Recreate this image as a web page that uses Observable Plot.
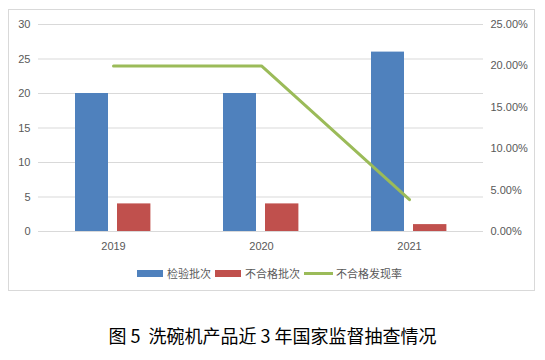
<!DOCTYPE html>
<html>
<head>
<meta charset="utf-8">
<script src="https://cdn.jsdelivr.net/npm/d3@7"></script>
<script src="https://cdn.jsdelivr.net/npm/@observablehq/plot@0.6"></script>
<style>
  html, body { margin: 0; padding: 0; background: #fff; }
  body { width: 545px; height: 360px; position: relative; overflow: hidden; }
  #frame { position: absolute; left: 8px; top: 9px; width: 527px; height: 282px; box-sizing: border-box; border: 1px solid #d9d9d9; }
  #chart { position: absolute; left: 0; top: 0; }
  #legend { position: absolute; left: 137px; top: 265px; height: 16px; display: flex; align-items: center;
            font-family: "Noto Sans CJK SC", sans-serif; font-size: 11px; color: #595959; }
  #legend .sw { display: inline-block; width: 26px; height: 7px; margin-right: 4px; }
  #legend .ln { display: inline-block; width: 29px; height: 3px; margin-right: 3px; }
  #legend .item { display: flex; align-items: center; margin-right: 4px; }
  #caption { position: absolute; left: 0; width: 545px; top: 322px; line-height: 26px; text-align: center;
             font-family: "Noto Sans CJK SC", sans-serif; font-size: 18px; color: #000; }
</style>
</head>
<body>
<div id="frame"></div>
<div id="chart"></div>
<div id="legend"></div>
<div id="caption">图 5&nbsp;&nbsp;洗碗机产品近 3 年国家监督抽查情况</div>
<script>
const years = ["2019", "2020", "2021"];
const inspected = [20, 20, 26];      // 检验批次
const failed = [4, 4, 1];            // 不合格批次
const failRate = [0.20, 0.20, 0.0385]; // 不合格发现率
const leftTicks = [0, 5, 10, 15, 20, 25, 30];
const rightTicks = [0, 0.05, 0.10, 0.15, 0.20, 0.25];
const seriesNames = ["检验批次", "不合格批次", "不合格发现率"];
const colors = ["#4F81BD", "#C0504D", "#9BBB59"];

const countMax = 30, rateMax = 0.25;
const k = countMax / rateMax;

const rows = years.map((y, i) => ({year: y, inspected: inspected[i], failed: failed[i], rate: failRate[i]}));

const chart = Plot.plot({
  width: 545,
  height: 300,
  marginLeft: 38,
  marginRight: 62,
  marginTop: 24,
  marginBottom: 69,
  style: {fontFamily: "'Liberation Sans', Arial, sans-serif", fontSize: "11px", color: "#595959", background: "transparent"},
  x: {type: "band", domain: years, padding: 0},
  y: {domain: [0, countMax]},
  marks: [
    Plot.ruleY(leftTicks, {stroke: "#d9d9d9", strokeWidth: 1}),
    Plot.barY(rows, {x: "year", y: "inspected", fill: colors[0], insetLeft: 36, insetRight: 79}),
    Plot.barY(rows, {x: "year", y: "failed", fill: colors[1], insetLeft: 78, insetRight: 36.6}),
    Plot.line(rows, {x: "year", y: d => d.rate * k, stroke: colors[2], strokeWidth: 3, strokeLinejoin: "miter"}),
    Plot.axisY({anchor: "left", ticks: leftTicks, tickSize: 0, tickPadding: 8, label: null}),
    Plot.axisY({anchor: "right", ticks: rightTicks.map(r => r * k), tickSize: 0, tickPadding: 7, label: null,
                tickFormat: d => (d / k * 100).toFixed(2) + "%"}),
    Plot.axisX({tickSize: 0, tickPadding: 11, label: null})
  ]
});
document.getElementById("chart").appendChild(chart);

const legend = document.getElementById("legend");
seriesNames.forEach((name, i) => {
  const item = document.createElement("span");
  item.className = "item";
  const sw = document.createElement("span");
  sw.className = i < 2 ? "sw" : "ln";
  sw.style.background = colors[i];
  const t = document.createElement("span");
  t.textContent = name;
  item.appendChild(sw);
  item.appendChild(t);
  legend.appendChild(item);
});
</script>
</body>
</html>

┄┄┄┄┄┄┄┄┄┄

### To do
Write out every line above exactly as it is, leaving out the pictures.

### Solution to the problem
Recreate this image as a web page that uses Observable Plot.
<!DOCTYPE html>
<html>
<head>
<meta charset="utf-8">
<script src="https://cdn.jsdelivr.net/npm/d3@7"></script>
<script src="https://cdn.jsdelivr.net/npm/@observablehq/plot@0.6"></script>
<style>
  html, body { margin: 0; padding: 0; background: #fff; }
  body { width: 545px; height: 360px; position: relative; overflow: hidden; }
  #frame { position: absolute; left: 8px; top: 9px; width: 527px; height: 282px; box-sizing: border-box; border: 1px solid #d9d9d9; }
  #chart { position: absolute; left: 0; top: 0; }
  #legend { position: absolute; left: 137px; top: 265px; height: 16px; display: flex; align-items: center;
            font-family: "Noto Sans CJK SC", sans-serif; font-size: 11px; color: #595959; }
  #legend .sw { display: inline-block; width: 26px; height: 7px; margin-right: 4px; }
  #legend .ln { display: inline-block; width: 29px; height: 3px; margin-right: 3px; }
  #legend .item { display: flex; align-items: center; margin-right: 4px; }
  #caption { position: absolute; left: 0; width: 545px; top: 322px; line-height: 26px; text-align: center;
             font-family: "Noto Sans CJK SC", sans-serif; font-size: 18px; color: #000; }
</style>
</head>
<body>
<div id="frame"></div>
<div id="chart"></div>
<div id="legend"></div>
<div id="caption">图 5&nbsp;&nbsp;洗碗机产品近 3 年国家监督抽查情况</div>
<script>
const years = ["2019", "2020", "2021"];
const inspected = [20, 20, 26];      // 检验批次
const failed = [4, 4, 1];            // 不合格批次
const failRate = [0.20, 0.20, 0.0385]; // 不合格发现率
const leftTicks = [0, 5, 10, 15, 20, 25, 30];
const rightTicks = [0, 0.05, 0.10, 0.15, 0.20, 0.25];
const seriesNames = ["检验批次", "不合格批次", "不合格发现率"];
const colors = ["#4F81BD", "#C0504D", "#9BBB59"];

const countMax = 30, rateMax = 0.25;
const k = countMax / rateMax;

const rows = years.map((y, i) => ({year: y, inspected: inspected[i], failed: failed[i], rate: failRate[i]}));

const chart = Plot.plot({
  width: 545,
  height: 300,
  marginLeft: 38,
  marginRight: 62,
  marginTop: 24,
  marginBottom: 69,
  style: {fontFamily: "'Liberation Sans', Arial, sans-serif", fontSize: "11px", color: "#595959", background: "transparent"},
  x: {type: "band", domain: years, padding: 0},
  y: {domain: [0, countMax]},
  marks: [
    Plot.ruleY(leftTicks, {stroke: "#d9d9d9", strokeWidth: 1}),
    Plot.barY(rows, {x: "year", y: "inspected", fill: colors[0], insetLeft: 36, insetRight: 79}),
    Plot.barY(rows, {x: "year", y: "failed", fill: colors[1], insetLeft: 78, insetRight: 36.6}),
    Plot.line(rows, {x: "year", y: d => d.rate * k, stroke: colors[2], strokeWidth: 3, strokeLinejoin: "miter"}),
    Plot.axisY({anchor: "left", ticks: leftTicks, tickSize: 0, tickPadding: 8, label: null}),
    Plot.axisY({anchor: "right", ticks: rightTicks.map(r => r * k), tickSize: 0, tickPadding: 7, label: null,
                tickFormat: d => (d / k * 100).toFixed(2) + "%"}),
    Plot.axisX({tickSize: 0, tickPadding: 11, label: null})
  ]
});
document.getElementById("chart").appendChild(chart);

const legend = document.getElementById("legend");
seriesNames.forEach((name, i) => {
  const item = document.createElement("span");
  item.className = "item";
  const sw = document.createElement("span");
  sw.className = i < 2 ? "sw" : "ln";
  sw.style.background = colors[i];
  const t = document.createElement("span");
  t.textContent = name;
  item.appendChild(sw);
  item.appendChild(t);
  legend.appendChild(item);
});
</script>
</body>
</html>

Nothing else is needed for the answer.